The Turkish army is not only made up of coup-plotters wearing military uniforms, he added.
"They are not the only ones who have the ability to fight Daesh, the PKK, and other terrorist groups. If they [the U.S.] say, 'Only the parallel structure [FETO] members are fighting Daesh,' we vehemently reject this,” Cavusoglu said.
"If the U.S. asks, 'The rotten apples have been removed. Does the capacity of the army become weak, or are there any weaknesses in the fight against Daesh and other terrorist groups?' We will say, 'On the contrary, our army will be more reliable, dynamic, clear, and effective in the fight against terror when we remove these rotten coup-plotters from the army',” Cavusoglu said.
Additionally, he stated that Turkey never acts improperly in agreements between Turkey and the U.S.
U.S. National Intelligence Director James Clapper argued that Thursday that the dismissal of the pro-coup generals from the Turkish army may hinder the fight against Daesh.
Speaking at a security forum in Colorado, Clapper said, "It's having an effect, because it's affected all segments of the national security apparatus in Turkey."
"Many of our interlocutors have been purged or arrested," he added.
He also implied that the dismissals might cause problems for Turkish-U.S. cooperation on security issues.
Speaking at the same forum, Gen.

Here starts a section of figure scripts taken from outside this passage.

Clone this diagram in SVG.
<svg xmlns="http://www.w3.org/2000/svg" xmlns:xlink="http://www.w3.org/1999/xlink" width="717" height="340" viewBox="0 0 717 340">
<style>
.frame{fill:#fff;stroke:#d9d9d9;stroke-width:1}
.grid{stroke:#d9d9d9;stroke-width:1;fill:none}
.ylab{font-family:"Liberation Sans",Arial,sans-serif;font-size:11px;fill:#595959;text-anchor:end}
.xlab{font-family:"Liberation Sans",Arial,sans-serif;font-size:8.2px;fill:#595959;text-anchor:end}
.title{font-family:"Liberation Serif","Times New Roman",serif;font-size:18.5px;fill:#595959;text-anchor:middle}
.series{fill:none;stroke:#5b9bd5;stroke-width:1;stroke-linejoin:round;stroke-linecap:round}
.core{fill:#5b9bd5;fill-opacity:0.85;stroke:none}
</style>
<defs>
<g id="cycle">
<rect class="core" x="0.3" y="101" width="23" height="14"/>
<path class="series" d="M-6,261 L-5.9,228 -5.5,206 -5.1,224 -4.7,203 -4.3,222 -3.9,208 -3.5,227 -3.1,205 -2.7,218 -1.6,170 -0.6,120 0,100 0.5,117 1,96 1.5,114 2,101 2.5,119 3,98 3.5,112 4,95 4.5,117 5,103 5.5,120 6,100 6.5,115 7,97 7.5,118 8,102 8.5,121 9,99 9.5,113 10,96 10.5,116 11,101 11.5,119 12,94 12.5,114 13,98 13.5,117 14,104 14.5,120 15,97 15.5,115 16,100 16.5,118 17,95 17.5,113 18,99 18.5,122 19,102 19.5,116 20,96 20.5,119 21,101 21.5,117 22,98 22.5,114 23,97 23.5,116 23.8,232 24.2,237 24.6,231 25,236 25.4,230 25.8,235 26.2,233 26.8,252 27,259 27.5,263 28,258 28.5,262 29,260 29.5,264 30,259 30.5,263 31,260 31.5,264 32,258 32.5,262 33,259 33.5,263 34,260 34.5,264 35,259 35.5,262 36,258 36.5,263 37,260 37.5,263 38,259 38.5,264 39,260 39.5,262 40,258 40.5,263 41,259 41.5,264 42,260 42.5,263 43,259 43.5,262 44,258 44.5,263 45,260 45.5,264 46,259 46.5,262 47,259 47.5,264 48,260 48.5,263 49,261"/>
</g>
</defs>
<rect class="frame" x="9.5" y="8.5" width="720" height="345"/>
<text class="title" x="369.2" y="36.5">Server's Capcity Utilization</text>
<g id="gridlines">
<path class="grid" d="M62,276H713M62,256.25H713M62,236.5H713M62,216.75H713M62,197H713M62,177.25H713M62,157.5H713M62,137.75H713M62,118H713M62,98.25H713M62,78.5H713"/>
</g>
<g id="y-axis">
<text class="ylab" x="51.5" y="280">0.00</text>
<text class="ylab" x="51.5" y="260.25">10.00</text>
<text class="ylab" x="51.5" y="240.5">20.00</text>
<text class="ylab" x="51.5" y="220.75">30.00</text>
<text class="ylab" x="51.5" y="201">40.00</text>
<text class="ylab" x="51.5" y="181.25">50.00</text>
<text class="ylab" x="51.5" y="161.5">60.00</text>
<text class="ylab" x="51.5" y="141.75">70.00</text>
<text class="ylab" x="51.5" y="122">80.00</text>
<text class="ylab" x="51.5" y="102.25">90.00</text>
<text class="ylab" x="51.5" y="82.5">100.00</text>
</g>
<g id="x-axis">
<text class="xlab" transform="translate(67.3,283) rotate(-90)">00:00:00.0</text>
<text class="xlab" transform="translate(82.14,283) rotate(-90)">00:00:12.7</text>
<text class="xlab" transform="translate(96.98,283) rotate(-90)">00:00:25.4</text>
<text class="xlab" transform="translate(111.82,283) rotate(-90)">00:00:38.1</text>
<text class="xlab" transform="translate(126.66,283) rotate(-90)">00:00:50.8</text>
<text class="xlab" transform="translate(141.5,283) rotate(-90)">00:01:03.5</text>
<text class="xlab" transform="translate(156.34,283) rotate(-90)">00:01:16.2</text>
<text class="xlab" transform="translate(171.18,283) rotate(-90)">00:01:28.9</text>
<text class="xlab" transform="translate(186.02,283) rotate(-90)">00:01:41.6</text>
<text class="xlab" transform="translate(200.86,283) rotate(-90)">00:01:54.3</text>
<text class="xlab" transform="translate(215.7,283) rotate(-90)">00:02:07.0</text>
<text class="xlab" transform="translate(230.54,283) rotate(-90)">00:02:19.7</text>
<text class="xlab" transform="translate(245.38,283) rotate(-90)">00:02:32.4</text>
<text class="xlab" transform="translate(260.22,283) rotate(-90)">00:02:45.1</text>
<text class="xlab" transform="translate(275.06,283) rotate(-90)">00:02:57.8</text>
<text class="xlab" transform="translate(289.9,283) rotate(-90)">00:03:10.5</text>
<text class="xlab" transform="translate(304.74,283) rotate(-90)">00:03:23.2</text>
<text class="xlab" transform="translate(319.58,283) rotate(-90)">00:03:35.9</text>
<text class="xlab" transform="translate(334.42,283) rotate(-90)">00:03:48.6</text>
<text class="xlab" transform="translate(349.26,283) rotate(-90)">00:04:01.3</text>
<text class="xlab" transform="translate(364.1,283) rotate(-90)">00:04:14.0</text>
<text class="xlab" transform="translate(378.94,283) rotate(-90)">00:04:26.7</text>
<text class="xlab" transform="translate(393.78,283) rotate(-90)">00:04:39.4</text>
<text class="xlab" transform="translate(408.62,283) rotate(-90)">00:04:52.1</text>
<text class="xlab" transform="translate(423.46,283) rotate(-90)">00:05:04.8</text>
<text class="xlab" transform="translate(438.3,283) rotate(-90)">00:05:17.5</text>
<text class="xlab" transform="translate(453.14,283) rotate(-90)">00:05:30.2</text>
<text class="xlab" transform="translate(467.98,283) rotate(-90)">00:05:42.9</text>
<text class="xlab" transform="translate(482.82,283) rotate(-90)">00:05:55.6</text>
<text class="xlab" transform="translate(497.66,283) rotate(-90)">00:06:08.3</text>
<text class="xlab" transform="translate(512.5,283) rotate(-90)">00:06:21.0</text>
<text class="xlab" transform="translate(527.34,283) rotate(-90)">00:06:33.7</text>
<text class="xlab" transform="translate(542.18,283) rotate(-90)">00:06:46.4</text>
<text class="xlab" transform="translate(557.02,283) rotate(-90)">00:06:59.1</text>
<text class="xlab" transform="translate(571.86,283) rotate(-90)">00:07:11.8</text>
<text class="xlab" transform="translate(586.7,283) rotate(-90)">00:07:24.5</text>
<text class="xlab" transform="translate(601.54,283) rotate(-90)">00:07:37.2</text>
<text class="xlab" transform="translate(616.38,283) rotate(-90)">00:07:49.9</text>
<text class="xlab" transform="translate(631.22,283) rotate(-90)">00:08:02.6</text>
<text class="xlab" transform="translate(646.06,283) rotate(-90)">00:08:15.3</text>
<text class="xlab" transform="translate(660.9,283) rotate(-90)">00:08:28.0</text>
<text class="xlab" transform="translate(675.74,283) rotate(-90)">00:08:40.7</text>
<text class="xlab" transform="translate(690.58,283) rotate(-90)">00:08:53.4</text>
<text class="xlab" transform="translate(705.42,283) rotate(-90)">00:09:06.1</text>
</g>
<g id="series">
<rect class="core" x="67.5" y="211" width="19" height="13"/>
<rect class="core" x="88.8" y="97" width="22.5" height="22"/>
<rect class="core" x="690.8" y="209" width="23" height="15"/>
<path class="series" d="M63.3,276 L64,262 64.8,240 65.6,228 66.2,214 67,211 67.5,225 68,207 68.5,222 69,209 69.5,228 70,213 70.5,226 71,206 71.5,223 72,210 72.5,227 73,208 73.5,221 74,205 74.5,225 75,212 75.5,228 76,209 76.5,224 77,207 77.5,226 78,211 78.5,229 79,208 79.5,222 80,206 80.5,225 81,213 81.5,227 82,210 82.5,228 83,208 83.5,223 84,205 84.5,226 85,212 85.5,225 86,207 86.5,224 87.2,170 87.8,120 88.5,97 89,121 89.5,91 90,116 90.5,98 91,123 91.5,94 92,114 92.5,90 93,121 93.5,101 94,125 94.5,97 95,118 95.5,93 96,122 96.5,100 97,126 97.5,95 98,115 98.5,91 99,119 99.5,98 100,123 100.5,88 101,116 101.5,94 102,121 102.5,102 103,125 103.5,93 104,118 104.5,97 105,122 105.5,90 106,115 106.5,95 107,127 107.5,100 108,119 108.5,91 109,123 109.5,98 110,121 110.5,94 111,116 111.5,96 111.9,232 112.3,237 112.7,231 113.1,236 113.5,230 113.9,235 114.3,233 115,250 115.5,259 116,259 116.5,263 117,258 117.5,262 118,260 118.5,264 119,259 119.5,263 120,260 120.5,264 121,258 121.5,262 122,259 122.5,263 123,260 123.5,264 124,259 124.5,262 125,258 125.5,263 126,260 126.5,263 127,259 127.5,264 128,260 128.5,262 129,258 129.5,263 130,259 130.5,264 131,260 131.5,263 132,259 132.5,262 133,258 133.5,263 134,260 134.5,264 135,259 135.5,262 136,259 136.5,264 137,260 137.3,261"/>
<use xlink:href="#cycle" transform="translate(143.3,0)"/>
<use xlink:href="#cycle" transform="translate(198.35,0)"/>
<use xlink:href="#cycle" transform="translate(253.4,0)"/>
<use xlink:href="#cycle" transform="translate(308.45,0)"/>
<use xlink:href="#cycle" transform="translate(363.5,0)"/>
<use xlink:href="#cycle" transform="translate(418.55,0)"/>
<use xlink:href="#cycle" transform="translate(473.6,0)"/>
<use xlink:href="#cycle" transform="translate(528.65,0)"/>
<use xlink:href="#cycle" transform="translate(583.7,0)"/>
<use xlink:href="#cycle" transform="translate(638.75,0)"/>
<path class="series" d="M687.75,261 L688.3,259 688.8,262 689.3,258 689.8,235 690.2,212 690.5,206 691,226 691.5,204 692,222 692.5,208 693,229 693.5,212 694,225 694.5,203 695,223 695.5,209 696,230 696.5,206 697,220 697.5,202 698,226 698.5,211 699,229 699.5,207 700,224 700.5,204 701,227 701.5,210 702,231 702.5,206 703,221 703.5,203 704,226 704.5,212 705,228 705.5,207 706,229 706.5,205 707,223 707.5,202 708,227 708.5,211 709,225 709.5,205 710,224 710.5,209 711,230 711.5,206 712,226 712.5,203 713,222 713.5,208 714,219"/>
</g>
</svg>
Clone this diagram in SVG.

Joseph Votel, the head of U.S. Central Command, said that some officers the U.S. had relationships with have been imprisoned over suspected involvement in the foiled coup.
“We have certainly had relationships with a lot of Turkish leaders – military leaders in particular. I am concerned about what the impact is on those relationships as we continue,” he said.
Asked whether some of the leaders the U.S. has worked with are now in custody, he said, “Yes, I think some of them are in jail.”
The general, who leads the Pentagon’s operations in the Middle East, said Turkey is much more than just a place where the U.S. can “park our assets and launch them.”
“They have been integrated into many things that we are doing,” he said, noting Turkey’s contributions to anti-Daesh efforts and significant intelligence-sharing between the two countries on counter-terrorism.
He expressed concerns that in the long run that the failed coup and Ankara’s efforts to cleanse the military of coup supporters would have an effect on U.S. operations in the region.
“I am concerned that it will impact the level of cooperation and collaboration that we have with Turkey, which has been excellent frankly.”
Turkey has discharged at least 1,684 service members from the Armed Forces for their role in the July 15 failed coup, when a small faction of the military tried to overthrow the government. Along with the Chief of General Staff, the top commanders of the land, air, and naval forces kept their top positions at a Supreme Military Council meeting Thursday.
Asked about the ongoing prosecution of FETO-linked journalists, Cavusoglu said, "There are those who work for the media outlets of this same terror organization, [and were] not only involved in journalistic activities but also in several activities serving the parallel state, including fabricating evidence against third persons in many previous legal cases."
On Wednesday, Istanbul prosecutors ordered the detention of 47 former employees of Zaman daily, a newspaper until recently run by the U.S.-based preacher Fetullah Gulen’s network; 13 are now in custody.
The ex-employees are suspected of having links to the Fetullah Terrorist Organization/Parallel State Structure (FETO/PDY), according to police sources.
The government has said the coup attempt was carried out by Gulen-led Fetullah Terrorist Organization (FETO), resulting in the deaths of 246 people and injuring more than 2,100, leading to a nationwide probe to eliminate FETO sleeper cells that infiltrated into state institutions, including the judiciary and the army.
Fetullah Gulen, who heads the Fetullah Terrorist Organization according to the Turkish government, has been living in Pennsylvania since 1999.